Automatic Spine Segmentation using Convolutional Neural Network via Redundant Generation of Class Labels for 3D Spine Modeling

There has been a significant increase from 2010 to 2016 in the number of people suffering from spine problems. The automatic image segmentation of the spine obtained from a computed tomography (CT) image is important for diagnosing spine conditions and for performing surgery with computer-assisted surgery systems. The spine has a complex anatomy that consists of 33 vertebrae, 23 intervertebral disks, the spinal cord, and connecting ribs. As a result, the spinal surgeon is faced with the challenge of needing a robust algorithm to segment and create a model of the spine.
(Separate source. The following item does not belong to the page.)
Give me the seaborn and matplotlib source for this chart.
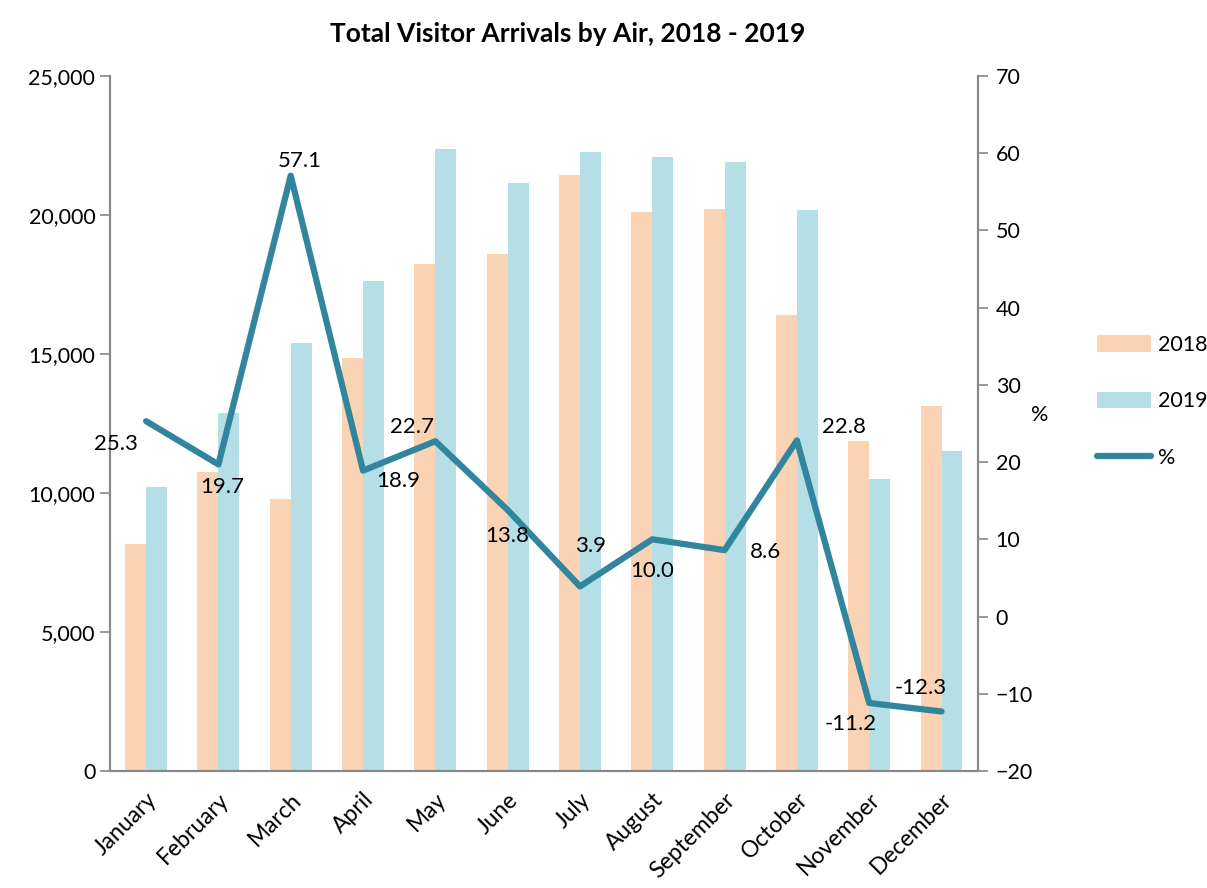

In this study, we developed an automatic segmentation method to segment the spine, and we compared our segmentation results with reference segmentations obtained by experts. We developed a fully automatic approach for spine segmentation from CT based on a hybrid method. This method combines the convolutional neural network (CNN) and fully convolutional network (FCN), and utilizes class redundancy as a soft constraint to greatly improve the segmentation results. The proposed method was found to significantly enhance the accuracy of the segmentation results and the system processing time. Our comparison was based on 12 measurements: the Dice coefficient (94%), Jaccard index (93%), volumetric similarity (96%), sensitivity (97%), specificity (99%), precision (over segmentation; 8.3 and under segmentation 2.6), accuracy (99%), Matthews correlation coefficient (0.93), mean surface distance (0.16 mm), Hausdorff distance (7.4 mm), and global consistency error (0.02). We experimented with CT images from 32 patients, and the experimental results demonstrated the efficiency of the proposed method.